══ DATASET CONTENT ══

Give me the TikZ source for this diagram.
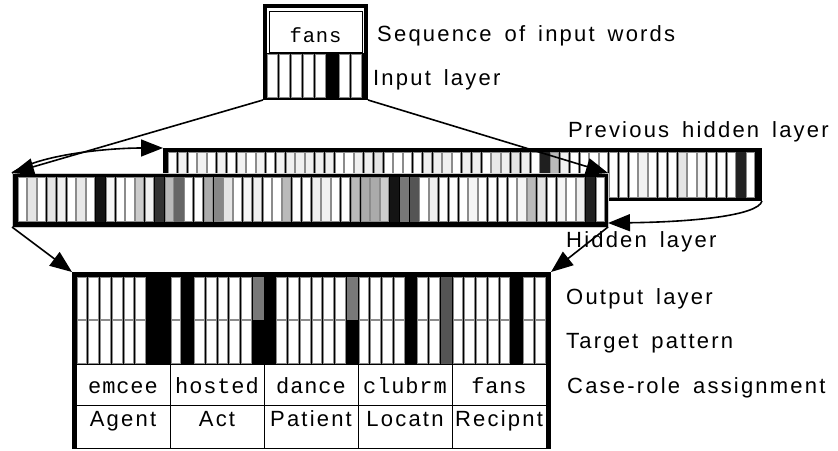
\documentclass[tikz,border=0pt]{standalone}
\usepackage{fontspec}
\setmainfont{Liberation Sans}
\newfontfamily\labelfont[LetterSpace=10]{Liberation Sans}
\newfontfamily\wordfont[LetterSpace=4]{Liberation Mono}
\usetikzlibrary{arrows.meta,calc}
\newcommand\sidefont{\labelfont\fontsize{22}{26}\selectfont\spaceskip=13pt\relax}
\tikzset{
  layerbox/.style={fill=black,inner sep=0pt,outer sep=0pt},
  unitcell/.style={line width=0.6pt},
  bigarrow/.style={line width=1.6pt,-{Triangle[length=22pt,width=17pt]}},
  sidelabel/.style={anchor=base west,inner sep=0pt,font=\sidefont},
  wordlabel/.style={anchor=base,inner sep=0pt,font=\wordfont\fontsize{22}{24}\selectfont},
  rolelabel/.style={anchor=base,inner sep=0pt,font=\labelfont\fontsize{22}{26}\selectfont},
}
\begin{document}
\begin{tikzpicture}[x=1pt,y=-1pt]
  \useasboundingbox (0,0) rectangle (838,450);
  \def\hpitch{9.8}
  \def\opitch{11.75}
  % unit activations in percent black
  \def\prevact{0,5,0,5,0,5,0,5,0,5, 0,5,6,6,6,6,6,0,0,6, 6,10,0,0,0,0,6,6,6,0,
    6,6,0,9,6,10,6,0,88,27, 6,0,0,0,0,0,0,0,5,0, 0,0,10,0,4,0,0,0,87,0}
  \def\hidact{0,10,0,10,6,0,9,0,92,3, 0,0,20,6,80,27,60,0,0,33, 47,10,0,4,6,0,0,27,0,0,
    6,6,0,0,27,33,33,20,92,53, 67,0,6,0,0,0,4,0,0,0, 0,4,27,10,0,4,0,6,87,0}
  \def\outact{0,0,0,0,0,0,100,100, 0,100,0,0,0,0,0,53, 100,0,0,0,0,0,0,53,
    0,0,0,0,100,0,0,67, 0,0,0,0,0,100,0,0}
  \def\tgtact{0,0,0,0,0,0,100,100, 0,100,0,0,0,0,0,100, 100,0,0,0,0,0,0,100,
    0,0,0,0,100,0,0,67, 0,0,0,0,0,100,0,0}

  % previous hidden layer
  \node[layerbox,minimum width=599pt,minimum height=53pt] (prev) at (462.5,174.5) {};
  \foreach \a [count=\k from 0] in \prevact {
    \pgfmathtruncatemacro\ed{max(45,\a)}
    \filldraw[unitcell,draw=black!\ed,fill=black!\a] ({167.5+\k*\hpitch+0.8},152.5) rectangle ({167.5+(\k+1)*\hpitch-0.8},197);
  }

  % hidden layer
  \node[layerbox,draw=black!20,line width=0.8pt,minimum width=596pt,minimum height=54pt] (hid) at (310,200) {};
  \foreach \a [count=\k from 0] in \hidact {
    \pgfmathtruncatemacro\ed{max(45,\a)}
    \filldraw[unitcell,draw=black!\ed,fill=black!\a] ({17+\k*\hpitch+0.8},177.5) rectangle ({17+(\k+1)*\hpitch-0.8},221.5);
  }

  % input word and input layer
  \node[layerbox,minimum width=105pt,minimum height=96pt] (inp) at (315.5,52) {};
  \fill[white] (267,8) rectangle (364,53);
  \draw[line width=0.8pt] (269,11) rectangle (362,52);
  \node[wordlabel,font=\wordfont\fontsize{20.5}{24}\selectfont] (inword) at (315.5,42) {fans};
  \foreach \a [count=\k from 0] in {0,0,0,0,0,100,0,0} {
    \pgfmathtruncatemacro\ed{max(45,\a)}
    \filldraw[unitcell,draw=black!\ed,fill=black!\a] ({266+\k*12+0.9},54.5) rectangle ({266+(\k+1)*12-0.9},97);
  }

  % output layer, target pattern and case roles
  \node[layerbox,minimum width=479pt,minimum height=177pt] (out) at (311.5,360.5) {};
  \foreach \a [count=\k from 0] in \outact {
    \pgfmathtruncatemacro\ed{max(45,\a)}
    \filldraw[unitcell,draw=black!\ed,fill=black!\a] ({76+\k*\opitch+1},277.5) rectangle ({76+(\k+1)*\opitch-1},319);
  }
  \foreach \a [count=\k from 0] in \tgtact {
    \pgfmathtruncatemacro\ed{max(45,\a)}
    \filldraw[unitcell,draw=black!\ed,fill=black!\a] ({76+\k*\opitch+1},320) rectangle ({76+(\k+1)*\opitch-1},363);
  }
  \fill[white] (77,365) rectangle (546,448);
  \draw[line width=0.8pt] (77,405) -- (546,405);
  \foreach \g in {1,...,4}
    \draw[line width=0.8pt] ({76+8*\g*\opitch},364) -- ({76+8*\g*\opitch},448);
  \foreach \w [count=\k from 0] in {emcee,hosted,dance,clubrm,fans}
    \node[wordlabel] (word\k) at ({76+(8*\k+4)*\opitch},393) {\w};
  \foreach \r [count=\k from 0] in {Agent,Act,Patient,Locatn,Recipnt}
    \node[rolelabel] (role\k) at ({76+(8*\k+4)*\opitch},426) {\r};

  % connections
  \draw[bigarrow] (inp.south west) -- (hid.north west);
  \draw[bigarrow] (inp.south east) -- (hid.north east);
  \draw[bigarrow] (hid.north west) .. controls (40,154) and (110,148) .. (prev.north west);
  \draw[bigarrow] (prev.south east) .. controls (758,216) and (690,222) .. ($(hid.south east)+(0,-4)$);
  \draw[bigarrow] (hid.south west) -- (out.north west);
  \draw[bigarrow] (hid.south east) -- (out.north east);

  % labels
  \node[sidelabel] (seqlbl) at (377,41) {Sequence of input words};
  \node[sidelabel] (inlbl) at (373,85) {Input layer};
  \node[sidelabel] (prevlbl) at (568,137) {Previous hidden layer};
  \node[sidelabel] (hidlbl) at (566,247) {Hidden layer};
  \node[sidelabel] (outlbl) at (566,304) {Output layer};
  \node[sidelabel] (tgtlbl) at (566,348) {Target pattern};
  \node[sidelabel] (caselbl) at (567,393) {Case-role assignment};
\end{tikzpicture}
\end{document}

═══

■ **EXERCISE INSTRUCTIONS**
Drop the images and repeat the data exactly.

■ **EXPECTED ANSWER**
Give me the TikZ source for this diagram.
\documentclass[tikz,border=0pt]{standalone}
\usepackage{fontspec}
\setmainfont{Liberation Sans}
\newfontfamily\labelfont[LetterSpace=10]{Liberation Sans}
\newfontfamily\wordfont[LetterSpace=4]{Liberation Mono}
\usetikzlibrary{arrows.meta,calc}
\newcommand\sidefont{\labelfont\fontsize{22}{26}\selectfont\spaceskip=13pt\relax}
\tikzset{
  layerbox/.style={fill=black,inner sep=0pt,outer sep=0pt},
  unitcell/.style={line width=0.6pt},
  bigarrow/.style={line width=1.6pt,-{Triangle[length=22pt,width=17pt]}},
  sidelabel/.style={anchor=base west,inner sep=0pt,font=\sidefont},
  wordlabel/.style={anchor=base,inner sep=0pt,font=\wordfont\fontsize{22}{24}\selectfont},
  rolelabel/.style={anchor=base,inner sep=0pt,font=\labelfont\fontsize{22}{26}\selectfont},
}
\begin{document}
\begin{tikzpicture}[x=1pt,y=-1pt]
  \useasboundingbox (0,0) rectangle (838,450);
  \def\hpitch{9.8}
  \def\opitch{11.75}
  % unit activations in percent black
  \def\prevact{0,5,0,5,0,5,0,5,0,5, 0,5,6,6,6,6,6,0,0,6, 6,10,0,0,0,0,6,6,6,0,
    6,6,0,9,6,10,6,0,88,27, 6,0,0,0,0,0,0,0,5,0, 0,0,10,0,4,0,0,0,87,0}
  \def\hidact{0,10,0,10,6,0,9,0,92,3, 0,0,20,6,80,27,60,0,0,33, 47,10,0,4,6,0,0,27,0,0,
    6,6,0,0,27,33,33,20,92,53, 67,0,6,0,0,0,4,0,0,0, 0,4,27,10,0,4,0,6,87,0}
  \def\outact{0,0,0,0,0,0,100,100, 0,100,0,0,0,0,0,53, 100,0,0,0,0,0,0,53,
    0,0,0,0,100,0,0,67, 0,0,0,0,0,100,0,0}
  \def\tgtact{0,0,0,0,0,0,100,100, 0,100,0,0,0,0,0,100, 100,0,0,0,0,0,0,100,
    0,0,0,0,100,0,0,67, 0,0,0,0,0,100,0,0}

  % previous hidden layer
  \node[layerbox,minimum width=599pt,minimum height=53pt] (prev) at (462.5,174.5) {};
  \foreach \a [count=\k from 0] in \prevact {
    \pgfmathtruncatemacro\ed{max(45,\a)}
    \filldraw[unitcell,draw=black!\ed,fill=black!\a] ({167.5+\k*\hpitch+0.8},152.5) rectangle ({167.5+(\k+1)*\hpitch-0.8},197);
  }

  % hidden layer
  \node[layerbox,draw=black!20,line width=0.8pt,minimum width=596pt,minimum height=54pt] (hid) at (310,200) {};
  \foreach \a [count=\k from 0] in \hidact {
    \pgfmathtruncatemacro\ed{max(45,\a)}
    \filldraw[unitcell,draw=black!\ed,fill=black!\a] ({17+\k*\hpitch+0.8},177.5) rectangle ({17+(\k+1)*\hpitch-0.8},221.5);
  }

  % input word and input layer
  \node[layerbox,minimum width=105pt,minimum height=96pt] (inp) at (315.5,52) {};
  \fill[white] (267,8) rectangle (364,53);
  \draw[line width=0.8pt] (269,11) rectangle (362,52);
  \node[wordlabel,font=\wordfont\fontsize{20.5}{24}\selectfont] (inword) at (315.5,42) {fans};
  \foreach \a [count=\k from 0] in {0,0,0,0,0,100,0,0} {
    \pgfmathtruncatemacro\ed{max(45,\a)}
    \filldraw[unitcell,draw=black!\ed,fill=black!\a] ({266+\k*12+0.9},54.5) rectangle ({266+(\k+1)*12-0.9},97);
  }

  % output layer, target pattern and case roles
  \node[layerbox,minimum width=479pt,minimum height=177pt] (out) at (311.5,360.5) {};
  \foreach \a [count=\k from 0] in \outact {
    \pgfmathtruncatemacro\ed{max(45,\a)}
    \filldraw[unitcell,draw=black!\ed,fill=black!\a] ({76+\k*\opitch+1},277.5) rectangle ({76+(\k+1)*\opitch-1},319);
  }
  \foreach \a [count=\k from 0] in \tgtact {
    \pgfmathtruncatemacro\ed{max(45,\a)}
    \filldraw[unitcell,draw=black!\ed,fill=black!\a] ({76+\k*\opitch+1},320) rectangle ({76+(\k+1)*\opitch-1},363);
  }
  \fill[white] (77,365) rectangle (546,448);
  \draw[line width=0.8pt] (77,405) -- (546,405);
  \foreach \g in {1,...,4}
    \draw[line width=0.8pt] ({76+8*\g*\opitch},364) -- ({76+8*\g*\opitch},448);
  \foreach \w [count=\k from 0] in {emcee,hosted,dance,clubrm,fans}
    \node[wordlabel] (word\k) at ({76+(8*\k+4)*\opitch},393) {\w};
  \foreach \r [count=\k from 0] in {Agent,Act,Patient,Locatn,Recipnt}
    \node[rolelabel] (role\k) at ({76+(8*\k+4)*\opitch},426) {\r};

  % connections
  \draw[bigarrow] (inp.south west) -- (hid.north west);
  \draw[bigarrow] (inp.south east) -- (hid.north east);
  \draw[bigarrow] (hid.north west) .. controls (40,154) and (110,148) .. (prev.north west);
  \draw[bigarrow] (prev.south east) .. controls (758,216) and (690,222) .. ($(hid.south east)+(0,-4)$);
  \draw[bigarrow] (hid.south west) -- (out.north west);
  \draw[bigarrow] (hid.south east) -- (out.north east);

  % labels
  \node[sidelabel] (seqlbl) at (377,41) {Sequence of input words};
  \node[sidelabel] (inlbl) at (373,85) {Input layer};
  \node[sidelabel] (prevlbl) at (568,137) {Previous hidden layer};
  \node[sidelabel] (hidlbl) at (566,247) {Hidden layer};
  \node[sidelabel] (outlbl) at (566,304) {Output layer};
  \node[sidelabel] (tgtlbl) at (566,348) {Target pattern};
  \node[sidelabel] (caselbl) at (567,393) {Case-role assignment};
\end{tikzpicture}
\end{document}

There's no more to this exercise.